Data Density Algorithms
Data Density/Mining Algorithms
LOF is a density-based algorithm for determining local outliers proposed by Breunig et al. in 2000. It is suitable for data with varying cluster densities and diverse dispersion. First, the local reachability density of each data point is calculated based on the density of its neighborhood. The local reachability density is then used to assign an outlier factor to each data point. This outlier factor indicates how anomalous a data point is. A higher factor indicates more anomalous data. Finally, the top k outliers are output.
--- Use LOF.
SELECT count(*)
FROM foo
ANOMALY_WINDOW(foo.i32, "algo=lof")
The following algorithms are in development:
- DBSCAN (Density-Based Spatial Clustering of Applications with Noise)
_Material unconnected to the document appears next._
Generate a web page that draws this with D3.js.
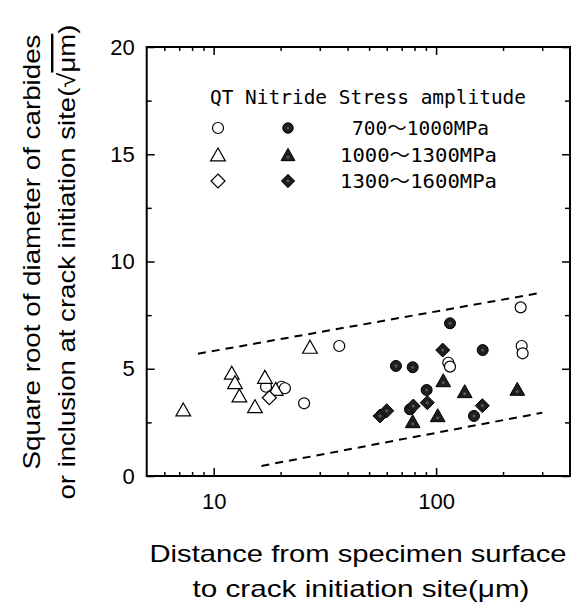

- K-Nearest Neighbors (KNN)
- Principal Component Analysis (PCA)
Third-party anomaly detection algorithms:
- PyOD
References
- Breunig, M. M.; Kriegel, H.-P.; Ng, R. T.; Sander, J. (2000). LOF: Identifying Density-based Local Outliers (PDF). Proceedings of the 2000 ACM SIGMOD International Conference on Management of Data. SIGMOD. pp. 93–104. doi:10.1145/335191.335388. ISBN 1-58113-217-4.